Charmoso como a primavera, quente como o verão, fechado como o outono e impassional como o inverno. Era assim que ele aparecia de tempos em tempos e era assim que trocávamos nossa energia de forma intensa e momentânea. Eu pensei que já havíamos passado por todas as estações quando nos afastamos, mas eis que ele retornou.

Mas dessa vez foi diferente, ele veio machucado, calmo como águas rasas e um tanto quanto indignado de como seus defeitos não foram capazes de conquistar uma rara donzela alheia. Ele veio cabisbaixo por falhar em um dos seus raros momentos de guarda baixa, onde se dobrou e aceitou que poderia de fato se envolver com alguém.

Chegou em minha casa e entrou, pela primeira vez, com a mesma familiaridade das nossas amistosas conversas que já duravam quase dois anos. Mas ele não veio como amigo, tampouco como companheiro, ele veio embalado pelas velhas lembranças que cercavam a sua mente. Bem, eu já sabia disso e ainda sim permiti a sua entrada. A intenção era de nos usássemos e abusássemos como só nós, com nossa energia latente, sabíamos fazer!
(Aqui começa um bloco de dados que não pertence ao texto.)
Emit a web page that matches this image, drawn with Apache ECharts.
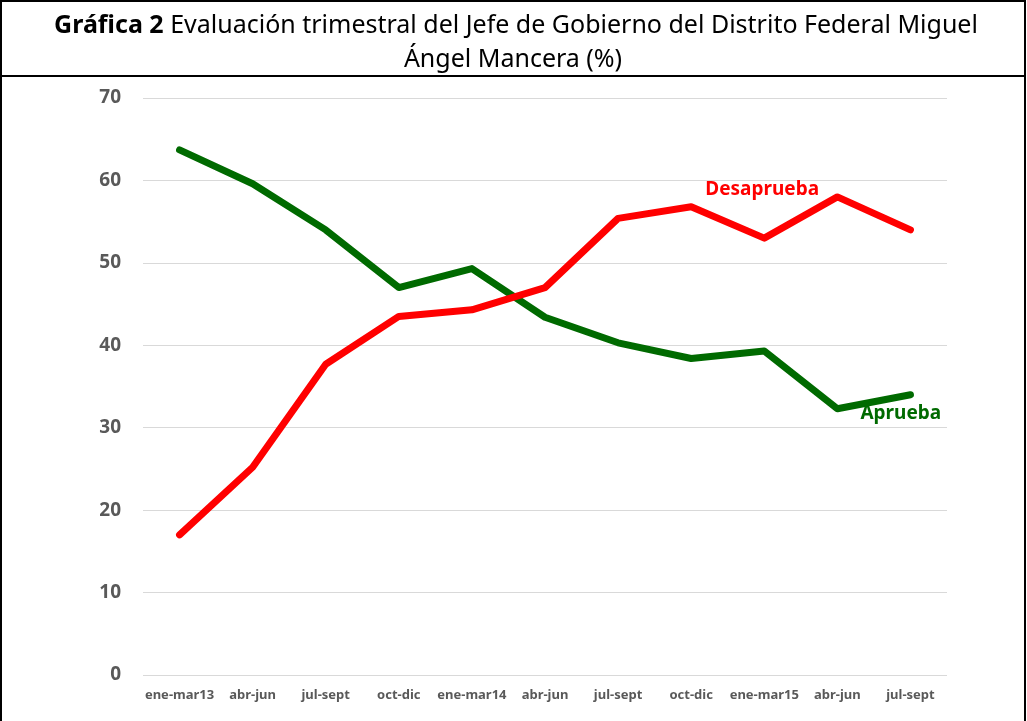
<!DOCTYPE html>
<html>
<head>
<meta charset="utf-8">
<script src="https://cdn.jsdelivr.net/npm/echarts@6/dist/echarts.min.js"></script>
<style>
  html, body { margin: 0; padding: 0; background: #fff; }
  #chart { width: 1027px; height: 721px; }
</style>
</head>
<body>
<div id="chart"></div>
<script>
const periodos = ['ene-mar13', 'abr-jun', 'jul-sept', 'oct-dic', 'ene-mar14', 'abr-jun', 'jul-sept', 'oct-dic', 'ene-mar15', 'abr-jun', 'jul-sept']
const aprueba = [63.7, 59.6, 54.0, 47.0, 49.3, 43.4, 40.3, 38.4, 39.3, 32.3, 34.0]
const desaprueba = [17.0, 25.2, 37.7, 43.5, 44.3, 47.0, 55.4, 56.8, 53.0, 58.0, 54.0]
const yTicks = [0, 10, 20, 30, 40, 50, 60, 70]

const font = '"Noto Sans", sans-serif'
const chart = echarts.init(document.getElementById('chart'))

const option = {
  backgroundColor: '#ffffff',
  animation: false,
  grid: {
    left: 143,
    right: 80,
    top: 98,
    bottom: 46,
  },
  xAxis: {
    type: 'category',
    data: periodos,
    boundaryGap: true,
    axisLine: { show: false },
    axisTick: { show: false },
    axisLabel: {
      interval: 0,
      margin: 14,
      color: '#595959',
      fontFamily: font,
      fontWeight: 'bold',
      fontSize: 13,
    },
  },
  yAxis: {
    type: 'value',
    min: yTicks[0],
    max: yTicks[yTicks.length - 1],
    interval: 10,
    axisLine: { show: false },
    axisTick: { show: false },
    splitLine: { lineStyle: { color: '#d9d9d9', width: 1 } },
    axisLabel: {
      margin: 22,
      color: '#595959',
      fontFamily: font,
      fontWeight: 'bold',
      fontSize: 19,
    },
  },
  series: [
    {
      name: 'Aprueba',
      type: 'line',
      data: aprueba,
      symbol: 'none',
      lineStyle: { color: '#006a00', width: 7, cap: 'round', join: 'round' },
      endLabel: {
        show: true,
        formatter: 'Aprueba',
        offset: [-58, 19],
        color: '#006a00',
        fontFamily: font,
        fontWeight: 'bold',
        fontSize: 19,
      },
    },
    {
      name: 'Desaprueba',
      type: 'line',
      data: desaprueba,
      symbol: 'none',
      lineStyle: { color: '#ff0000', width: 7, cap: 'round', join: 'round' },
      markPoint: {
        symbol: 'circle',
        symbolSize: 1,
        itemStyle: { color: 'rgba(0,0,0,0)' },
        data: [{ coord: [7, desaprueba[7]] }],
        label: {
          show: true,
          position: 'inside',
          formatter: 'Desaprueba',
          offset: [71, -17],
          color: '#ff0000',
          fontFamily: font,
          fontWeight: 'bold',
          fontSize: 19,
        },
      },
    },
  ],
  graphic: [
    {
      type: 'rect',
      shape: { x: 1, y: 1, width: 1024, height: 730 },
      style: { fill: 'none', stroke: '#000', lineWidth: 2 },
      silent: true,
    },
    {
      type: 'line',
      shape: { x1: 1, y1: 76, x2: 1025, y2: 76 },
      style: { stroke: '#000', lineWidth: 2 },
      silent: true,
    },
    {
      type: 'text',
      x: 516,
      y: 26,
      style: {
        text: '{b|Gráfica 2} Evaluación trimestral del Jefe de Gobierno del Distrito Federal Miguel',
        align: 'center',
        verticalAlign: 'middle',
        font: '25px ' + font,
        fill: '#000',
        rich: {
          b: { fontFamily: font, fontSize: 25, fontWeight: 'bold', fill: '#000' },
        },
      },
      silent: true,
    },
    {
      type: 'text',
      x: 513,
      y: 60,
      style: {
        text: 'Ángel Mancera (%)',
        align: 'center',
        verticalAlign: 'middle',
        font: '25px ' + font,
        fill: '#000',
      },
      silent: true,
    },
  ],
}

chart.setOption(option)
</script>
</body>
</html>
Eu poderia dizer que foi bom, mas não foi. Ainda havia intensidade, mas não fluidez. Era como se houvesse apenas um movimento unidirecional para satisfazê-lo, sem, necessariamente, uma troca, sem entrega da outra parte; e isso foi muito desgastante!

Parte disso é minha culpa, confesso. Ele veio em nome das boas lembranças e eu havia me esquecido de parte delas. Com ele, sempre me senti no olho do vulcão: me ardia em nossos desejos e depois me sentia queimada. Era tão intenso em sensações como vazio no após. Ainda assim, havia combustão.

Mas dessa vez sequer houve prazer, e ele se foi. Se foi com a mesma desculpa do desapego que entremeia todas as nossas estações, nossos encontros e desencontros. E eu deixei-o ir. Não há outra escolha; se o medo da intimidade é uma questão não sou eu que vou pedir para ficar.

Ainda assim não me arrependo de nenhum dos nossos encontros. Ele mexeu com meus sentidos, ativou meu senso crítico e marcou o início de uma nova fase. Se ele tem um pouco de mim, ainda que só faíscas de lembranças, eu tenho o cultivar de uma nova mulher. Passei por cada fase, paciente, desfrutei do processo, fiz as podas necessárias, floresci.

Ele escolheu a impassionalidade do inverno e eu o calor do verão. Não temos outra escolha senão o afastamento; estamos em hemisférios opostos. Ainda nos encontraremos? Dificilmente. Sou muito grata por todos os nossos verões, outonos, invernos e primaveras que me fizeram aproveitar de forma despretensiosamente deliciosa cada momento, mas que também me mostraram que há hora para partir. Ele teve a sua importância, a minha atenção e o meu carinho. Mas, hoje, o que me faz querer ficar, é o que me aquece e acalenta, não só o corpo, mas também o coração.